The example of food security, mentioned by Pierre Vuarin, raises another very interesting question. On the one hand, the demand for food security asserts the right of peoples to feed themselves and thus develop local exchange systems, with a certain amount of freedom of choice and protection vis-à-vis the international trade system. However, at the same time, the development of international trade in agriculture and food cannot be reversed and in truth constitutes another condition of food security.
It is therefore necessary to innovate boldly and imagine a principle of active subsidiarity applicable to the economy in which the rules governing the links between the different levels of trade are defined. We are bound to admit that we have not yet built the conceptual system for achieving this goal and until we do so, speeches on food security and the right of peoples to feed themselves will remain little more than incantations.
Lastly, I would like to capture the revolution of governance in just one sentence.
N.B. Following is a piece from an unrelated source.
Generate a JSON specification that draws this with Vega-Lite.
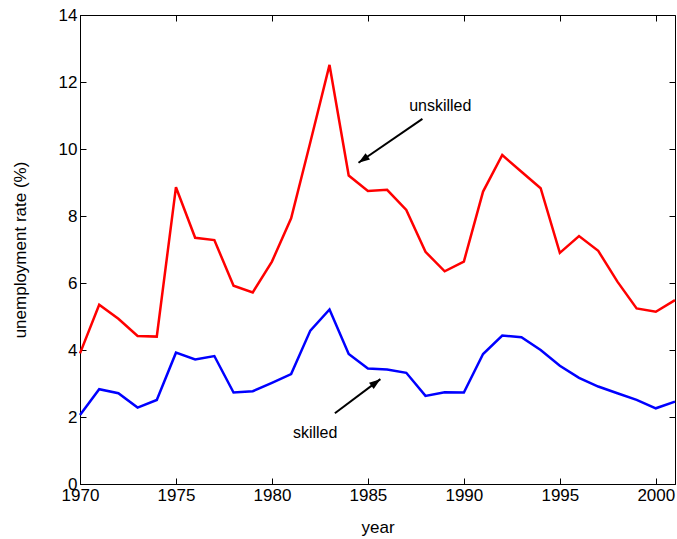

Traditional governance privileged three dimensions: the setting up of institutions, especially those devoted to public management; the strict distribution of competencies between these institutions; the declaration of uniform rules supposed to guarantee equality between citizens before the law, equal conditions of competition, etc. The governance of tomorrow will privilege three other dimensions: the formulation of common goals, setting out the reasons for living together and the problems to be solved; the declaration of ethical principles defining the rules of the game and the relations between the actors; and the setting up of working processes to formulate joint solutions, the identification of convergences and areas of consensus, and the formulation of strategies.